18 August 2023
Email submission: firstname.lastname@example.org
Re: Decadal Plan for Social Science Research Infrastructure 2023-32
Thank you for the opportunity to comment on the Academy of the Social Sciences in Australia’s Decadal Plan for Social Science Research Infrastructure 2023–32. The ABDC commends the Academy for undertaking this important initiative to support the development of critical research infrastructure in social sciences, and to expand our research capabilities, outputs, and impact.
The ambitiousness and complexity of the plan warrants a long-term horizon, and the Academy’s proposal of implementing a federated approach to the data ecosystem is welcomed.
In this submission, the ABDC highlights issues for the Academy to consider for successful implementation of the proposed plan:
Deposit and storage infrastructure
As noted in the discussion paper, currently there is no common deposit and storage infrastructure to share data assets — taking a coordinated approach to identifying large longitudinal datasets that can be shared is a welcome step.
Of particular interest is the objective to collect longitudinal data around specific themes that can be used by broad sets of researchers. This will be of immense value for multidisciplinary research collaborations in areas such as climate change and energy transition, which require input across STEM, social sciences, and humanities.
Coordination of datasets by an established body, such as the Australian Bureau of Statistics (ABS), would enhance university and researcher trust in a federated system. This necessarily raises questions about funding, resourcing, and the legislative framework underpinning the bureau’s operations.
Ethics, licensing and regulation
Business researchers note that there may be licensing or ethical constraints on data sharing — for example, purchased data may be subject to contractual prohibitions on sharing, or ethical constraints may prevent the sharing of data collected about human subjects. These constraints may limit the usefulness of commonly shared data.
The Decadal Plan raises additional issues of data security, where data is centrally shared, which are not strongly addressed in the document. This challenge will need to be addressed in a holistic manner across organisations for consistency and in developing common understandings and practices around data security and sharing.

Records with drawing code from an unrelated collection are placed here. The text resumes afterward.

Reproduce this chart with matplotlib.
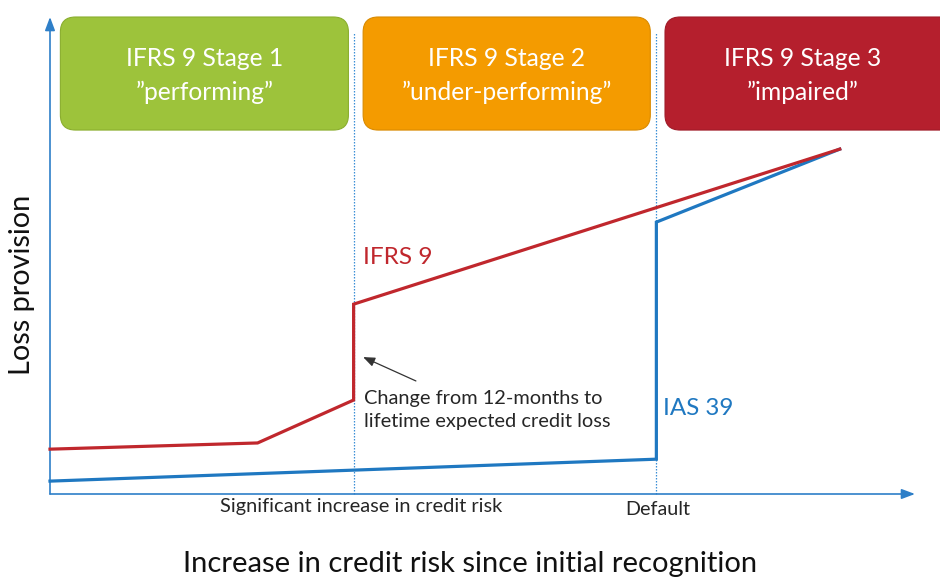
import matplotlib
matplotlib.use("Agg")
import matplotlib.pyplot as plt
from matplotlib.patches import FancyBboxPatch

plt.rcParams['font.family'] = ['Lato', 'DejaVu Sans']

# ---- data (x: increase in credit risk, y: loss provision; arbitrary units 0-100)
ifrs9_x = [0, 24, 35.1, 35.1, 91.3]
ifrs9_y = [9.4, 10.7, 19.7, 39.8, 72.3]
ias39_x = [0, 70.1, 70.1, 91.3]
ias39_y = [2.7, 7.3, 57.0, 72.3]
stage_bounds = [35.1, 70.1]
stage_labels = ['IFRS 9 Stage 1\n\u201dperforming\u201d',
                'IFRS 9 Stage 2\n\u201dunder-performing\u201d',
                'IFRS 9 Stage 3\n\u201dimpaired\u201d']
stage_colors = ['#9DC33B', '#F49B00', '#B51F2D']
stage_edges = ['#8AAE2E', '#D98A00', '#A01B28']
threshold_labels = ['Significant increase in credit risk', 'Default']

RED = '#C0272D'
BLUE = '#1F78C1'
AXC = '#2E7FC8'

fig = plt.figure(figsize=(9.4, 5.78), dpi=100)
W, H = 940, 578
ax = fig.add_axes([50 / W, (H - 494) / H, (915 - 50) / W, (494 - 17) / H])
ax.set_xlim(0, 100)
ax.set_ylim(0, 100)
for s in ax.spines.values():
    s.set_visible(False)
ax.set_xticks([])
ax.set_yticks([])

# axes arrows
ax.annotate('', xy=(0, 1), xytext=(0, 0), xycoords='axes fraction',
            arrowprops=dict(arrowstyle='-|>,head_length=0.8,head_width=0.3',
                            color=AXC, lw=1.2, shrinkA=0, shrinkB=0))
ax.annotate('', xy=(1, 0), xytext=(0, 0), xycoords='axes fraction',
            arrowprops=dict(arrowstyle='-|>,head_length=0.8,head_width=0.3',
                            color=AXC, lw=1.2, shrinkA=0, shrinkB=0))

# stage boundary dotted lines
for b in stage_bounds:
    ax.plot([b, b], [0, 96.6], color='#3A8FD6', lw=0.9, ls=(0, (1.2, 1.2)),
            clip_on=False, zorder=1)

# stage boxes
box_lo, box_hi = 76.3, 100.0
edges = [(1.2, 34.5), (36.2, 69.4), (71.1, 106)]
for (x0, x1), lab, fc, ec in zip(edges, stage_labels, stage_colors, stage_edges):
    p = FancyBboxPatch((x0, box_lo), x1 - x0, box_hi - box_lo,
                       boxstyle='round,pad=0,rounding_size=1.75',
                       mutation_aspect=1.81, fc=fc, ec=ec, lw=0.8,
                       clip_on=False, zorder=2)
    ax.add_patch(p)
    cx = (x0 + min(x1, 102.9)) / 2
    ax.text(cx, (box_lo + box_hi) / 2 - 0.4, lab, color='white', fontsize=17.7,
            ha='center', va='center', linespacing=1.52, zorder=3, clip_on=False)

# lines
ax.plot(ias39_x, ias39_y, color=BLUE, lw=2.3, solid_joinstyle='miter', zorder=4, clip_on=False)
ax.plot(ifrs9_x, ifrs9_y, color=RED, lw=2.3, solid_joinstyle='miter', zorder=5, clip_on=False)

# series labels
ax.text(36.2, 49.5, 'IFRS 9', color=RED, fontsize=17.6, ha='left', va='center')
ax.text(70.9, 18.0, 'IAS 39', color=BLUE, fontsize=17.4, ha='left', va='center')

# annotation
ax.annotate('', xy=(36.2, 28.7), xytext=(42.3, 23.7),
            arrowprops=dict(arrowstyle='-|>,head_length=0.7,head_width=0.28',
                            color='#333333', lw=0.9, shrinkA=0, shrinkB=0))
ax.text(36.3, 17.6, 'Change from 12-months to\nlifetime expected credit loss',
        color='#262626', fontsize=14.4, ha='left', va='center', linespacing=1.45)

# threshold labels
ax.text(stage_bounds[0] + 0.9, -2.7, threshold_labels[0], color='#262626', fontsize=14.4,
        ha='center', va='center', clip_on=False)
ax.text(stage_bounds[1] + 0.2, -3.3, threshold_labels[1], color='#262626', fontsize=14.2,
        ha='center', va='center', clip_on=False)

# axis titles
fig.text(22 / W, 1 - 285 / H, 'Loss provision', rotation=90, fontsize=20.8,
         ha='center', va='center', color='#111111')
fig.text(470 / W, 1 - 564 / H, 'Increase in credit risk since initial recognition',
         fontsize=21, ha='center', va='center', color='#111111')

fig.savefig('out.png', dpi=100)
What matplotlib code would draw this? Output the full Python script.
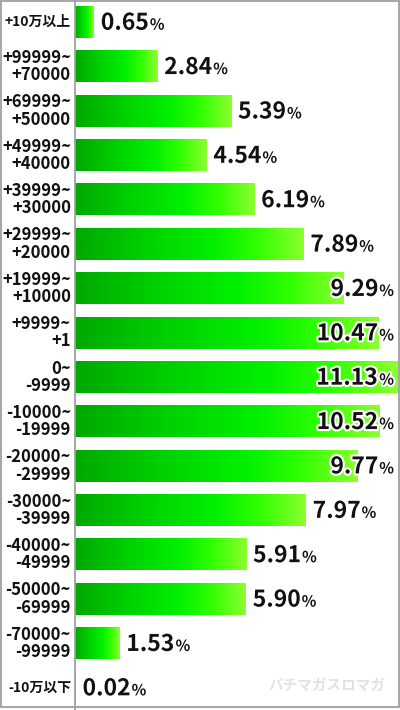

Upskilling for researchers
The comments above on ethics, licensing and regulation have implications for the training and education of researchers and professional staff who manage data.
It is important for the Academy and its stakeholders to think about issues such as what skills are needed; who needs those skills; and how to keep training up to date. Also, more specific issues such as how we include such needs in grant and other funding applications.
To support upskilling the Academy could facilitate the development of a national data science and cyber security program for researchers. Taking a collaborative approach across all universities in developing free data science and cyber security training would be of significant value to Australian researchers and support the implementation of the Decadal Plan.
National Science and Research Priorities
It is critical that the Academy’s Decadal Plan is tied back to the National Science and Research Priorities (NSRPs) that are currently being finalised. The infrastructure needs that the Decadal Plan identifies are integral to achieving the NSRPs, a point that supports the case for public funding of research infrastructure. The ABDC understands that the draft NSRPs will be released for public comment shortly.
While the focus of the paper is appropriately on the Australian context, the issues being raised also have direct impacts for international collaborations, and global dissemination and management of data. Engagement with social sciences peak bodies in other countries will be valuable for developing common principles for the design and management of research infrastructure.
The ABDC again thanks the Academy for the opportunity to provide comment on the Decadal Plan. We look forward to engaging with the Academy as development and implementation of the Decadal Plan progresses.